According to both local and international sources, the educational sector in Egypt has been in deep crisis for decades, and this is usually traced back to an even deeper crisis of citizenship. There are different versions of what the crisis is about: official studies tend to highlight an increasing quantitative burden on educational institutions, with a consequent decline in the quality of education and the erosion of educational infrastructures, or they focus on the inadequacy of the curricula and of teaching methodologies. Other, more critical, observers point to a break in the social contract between the state and the populace as the fundamental reason for the educational crisis, emphasising the mismatch between educational promises and the realities of the labour market. Notwithstanding differences of standpoint, most people involved in the educational sector would agree that the system is experiencing a crisis, and that the situation demands key questions be addressed: governance of the system and its institutions, possible reforms, the role of international cooperation and a spectrum of subjective choices and coping mechanisms. The prevailing sense of crisis imparts value (even if fading) to education and informs a historical narrative that uses education to exemplify differences across the decades. Moreover, the discourse of crisis seems to be used to justify a disengagement from the actual learning and research process while calling for appropriate policy reforms, e.g. supporting the introduction of private for-profit universities, increasing some forms of international cooperation and reforming public institutions, and it is a guiding force for actors, who, unconsciously, help to co-create the crisis.
Hence, this project analyses how the discourse of the crisis of education in Egypt is enacted by different authors, from different theoretical, political and moral viewpoints.

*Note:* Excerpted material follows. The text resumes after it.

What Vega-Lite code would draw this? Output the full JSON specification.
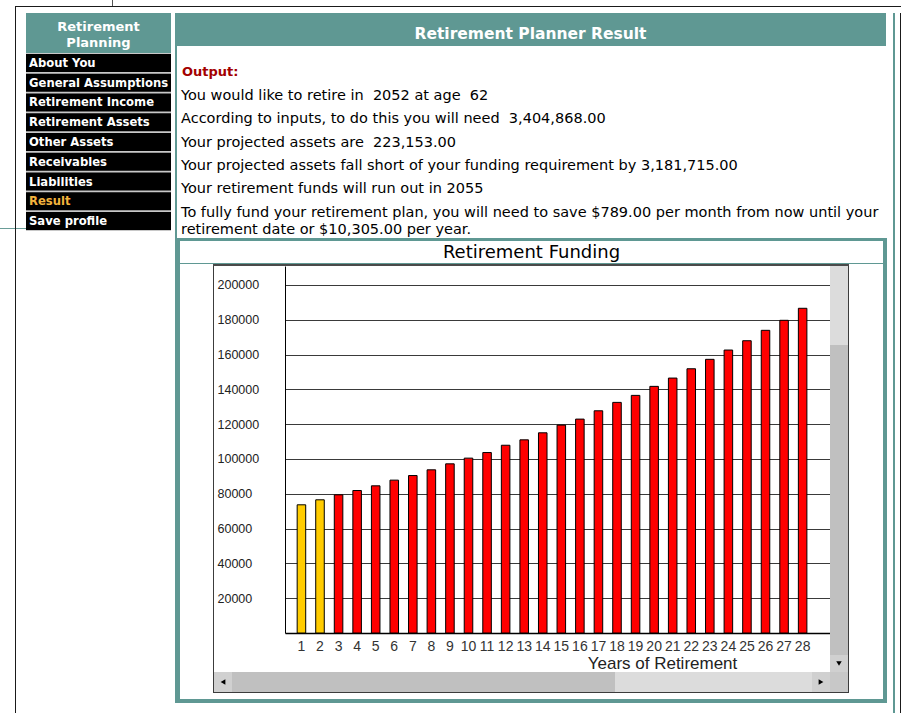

The goal of this research is to discuss how significance is made by resorting to the crisis narrative – how different modes of organisation and reforms are introduced and how social actors adapt their evaluations to the changing context. In this sense, the project has a significance that goes beyond Egypt and the higher education sector, since similar processes are at play elsewhere. Ultimately, the project investigates the changes in the conception of what the state is and should be, between social and economic considerations, both locally and internationally oriented, through the lens of the higher education sector. Here, the attention lies in the structuring and governance of education and research, in the reforms discussed and (rarely) implemented (as the image suggests, despite promises of different learning and teaching methods, as well as air conditioning, the rooms in a private university look rather standard), a crucial aspect of the crisis itself, as well as in the international cooperation efforts, particularly (though not exclusively) with Europe.